Bawagan told The News Lens, “If proven historical facts are changed with no clear evidence then it is historical distortion. If that is denied us that martial law was a period of gross human rights violations, then that is also denialism. Some countries punish people who deny events like the Holocaust. In the Philippines some kind of law like that should be in place.”
Marcos Jr’s running mate Sara Duterte, daughter of strongman Rodrigo Duterte, will take up a post as chief of education in addition to the Vice-Presidency. Bawagan fears that more historical distortions will follow.
Edita Burgos has already lost so much. Her family has been fighting for free speech for decades. Burgos and her late husband Joe Burgos publish the broadsheets WE Forum and Malaya (Free). During martial law, they directly felt the attacks on the press. “They raided our office, took away everything, even the rice and all the vehicles. We couldn’t buy food the next day. We lived on a day-to-day basis. My husband was jailed. I was jailed on libel cases. I think to myself after all these years, that feeling can still haunt you,” she said.
Burgos added that this torment happened to her again when her son Jonas was kidnapped by alleged state forces and never found again. Jonas was kidnapped “only because he followed his father’s footsteps in trying to help farmers,” she said.
Lighting candles for the fallen at Bantayog, she says her hopelessness is drifting away. For the sake of her children and grandchildren, the 78-year old looks for reasons to be optimistic. “I feel alive on days like this, in activities like this. My kids and grandkids need to know what we did so they can follow,” she said.
Celebrated playwright Bonifacio Ilagan lost his sister to state-backed violence during the martial law years. An activist and artist, Ilagan himself was jailed and tortured by state agents. Today he is one of the convenors of the Campaign Against the Return of the Marcoses and Martial Law (CARMMA). He recalled the efforts by his group to prevent this restoration.
“I was one of the petitioners for the disqualification of Marcos. Of course the Commission on Elections junked it so we went to the Supreme Court to appeal,” Ilagen said. The disqualification cases hinge on Marcos Jr.’s failure to file income tax returns during his time as governor when his father appointed him. Ilagan knows it’s a long shot, especially with the political inclinations of the courts and agencies being decidedly aligned with the Marcos allied Duterte administration.

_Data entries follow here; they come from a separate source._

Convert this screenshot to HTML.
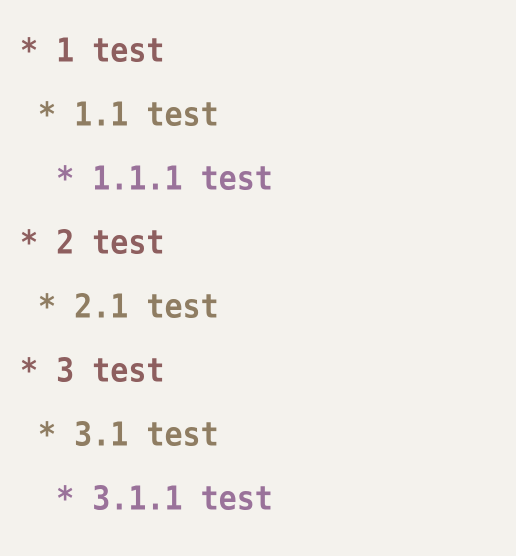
<!DOCTYPE html>
<html><head><style>
html,body{margin:0;padding:0;background:#f4f2ed;width:516px;height:556px;overflow:hidden}
.l{position:absolute;left:20px;font-family:"DejaVu Sans Mono","Liberation Mono",monospace;font-weight:bold;font-size:30px;line-height:30px;white-space:pre;transform:scaleY(1.1);transform-origin:0 100%}
.a{color:#8e5f5f}.b{color:#8f7d62}.c{color:#9a729a}
</style></head><body>
<div class="l a" style="top:38px">* 1 test</div>
<div class="l b" style="top:102px"> * 1.1 test</div>
<div class="l c" style="top:166px">  * 1.1.1 test</div>
<div class="l a" style="top:230px">* 2 test</div>
<div class="l b" style="top:294px"> * 2.1 test</div>
<div class="l a" style="top:358px">* 3 test</div>
<div class="l b" style="top:422px"> * 3.1 test</div>
<div class="l c" style="top:486px">  * 3.1.1 test</div>
</body></html>
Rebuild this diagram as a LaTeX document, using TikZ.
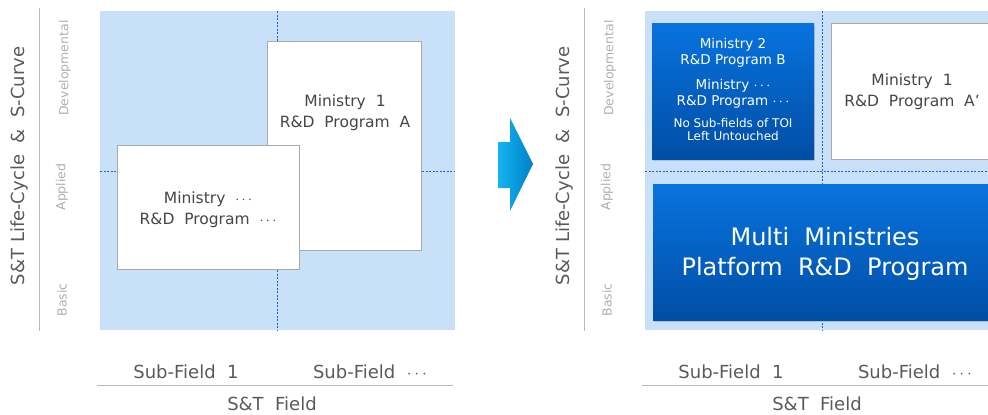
\documentclass[tikz,border=0pt]{standalone}
\usepackage{fontspec}
\setmainfont{DejaVu Sans}
\usetikzlibrary{shadows}

\definecolor{panelblue}{RGB}{200,225,249}
\definecolor{gridblue}{RGB}{25,100,200}
\definecolor{boxgray}{RGB}{170,170,170}
\definecolor{txtgray}{RGB}{70,70,70}
\definecolor{axisgray}{RGB}{90,90,90}
\definecolor{palegray}{RGB}{175,175,175}
\definecolor{linegray}{RGB}{185,185,185}
\definecolor{deepblue}{RGB}{0,78,165}
\definecolor{brightblue}{RGB}{8,115,222}
\definecolor{arrowcyan}{RGB}{20,180,240}
\definecolor{arrowblue}{RGB}{0,128,200}

\tikzset{
    whitebox/.style = {draw=boxgray, fill=white, line width=0.8pt},
    bluebox/.style = {top color=brightblue, bottom color=deepblue,
        drop shadow={opacity=0.35, shadow xshift=1pt, shadow yshift=-2pt}},
    gridline/.style = {gridblue, line width=0.6pt, dash pattern=on 2pt off 1.5pt},
    boxtext/.style = {text=txtgray, align=center, font=\fontsize{15.5}{21}\selectfont},
    bluetext/.style = {text=white, align=center, font=\fontsize{13.5}{16}\selectfont},
    stagelabel/.style = {text=palegray, rotate=90, font=\fontsize{12.5}{14}\selectfont},
    axislabel/.style = {text=axisgray, font=\fontsize{18}{20}\selectfont}
}

\begin{document}
\begin{tikzpicture}[x=1pt, y=-1pt]

    \clip (0,0) rectangle (988,415);

    % Both panels share the same axes
    \foreach \dx/\nm in {0/l, 545/r} {
        \fill[panelblue] (\dx+100,11) rectangle (\dx+455,330);
        \draw[gridline] (\dx+277,11) -- (\dx+277,330);
        \draw[gridline] (\dx+100,171) -- (\dx+455,171);

        \draw[linegray, line width=0.8pt] (\dx+39,8) -- (\dx+39,331);
        \node[axislabel, rotate=90] (\nm-cycle) at (\dx+20,166) {S\&T Life-Cycle~~\&~~S-Curve};
        \node[stagelabel] (\nm-dev) at (\dx+65,68) {Developmental};
        \node[stagelabel] (\nm-app) at (\dx+62,187) {Applied};
        \node[stagelabel] (\nm-bas) at (\dx+62,300) {Basic};

        \draw[linegray, line width=0.8pt] (\dx+97,385) -- (\dx+453,385);
        \node[axislabel] (\nm-sub1) at (\dx+186,372) {Sub-Field~~1};
        \node[axislabel] (\nm-subn) at (\dx+370,372) {Sub-Field~~$\cdots$};
        \node[axislabel] (\nm-field) at (\dx+272,404) {S\&T~~Field};
    }

    % Before: separate programs
    \draw[whitebox] (267,41) rectangle (421,250);
    \node[boxtext] (progA) at (345,113) {Ministry~~1\\R\&D~~Program~~A};
    \draw[whitebox] (117,145) rectangle (299,269);
    \node[boxtext] (progX) at (208,210) {Ministry~~$\cdots$\\R\&D~~Program~~$\cdots$};

    % Transition arrow
    \shade[left color=arrowcyan, right color=arrowblue]
        (498,142) -- (510,142) -- (510,118) -- (533,164) -- (510,211) -- (510,188) -- (498,188) -- cycle;

    % After: platform program
    \path[bluebox] (652,23) rectangle (814,159);
    \node[bluetext] (progB) at (733,53) {Ministry 2\\R\&D Program B};
    \node[bluetext] (progY) at (733,94) {Ministry $\cdots$\\R\&D Program $\cdots$};
    \node[bluetext, font=\fontsize{12}{13}\selectfont] (untouched) at (733,130) {No Sub-fields of TOI\\Left Untouched};

    \draw[whitebox] (831,23) rectangle (1000,159);
    \node[boxtext] (progA2) at (912,92) {Ministry~~1\\R\&D~~Program~~A’};

    \path[bluebox] (653,184) rectangle (1000,320);
    \node[bluetext, font=\fontsize{24}{30}\selectfont] (platform) at (825,254) {Multi~~Ministries\\Platform~~R\&D~~Program};

\end{tikzpicture}
\end{document}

Ilagan added, “We have very little hope that it will prosper. At any rate, we’re exhausting all ways and means to pursue our purpose to prevent the Marcoses but everything is stacked up against us.”
What he fears most is not a Marcos revival per se but what shape his authoritarianism will take. “He may not declare martial law in the same manner. He need not do that because there is already the anti-terror law which provides a mere council under the president to practice dictatorship without proclaiming it,” said Ilagan.
The Anti-Terror Law was passed under the Duterte administration as a means to quell critics and silence dissent. In the post-people power period, it is regarded as the closest the Philippines has gotten to an all-out dictatorship. It has been criticized for allowing warrantless arrests on mere suspicion of what can be broadly construed as .
Ilagan and the other survivors are all in their seventies. Their stories need to be documented for future generations. But he stresses that accounts of the truth behind this dark period in Philippine history need also be taken as lessons for today. “The bleak future I’m worried about is for the young people.”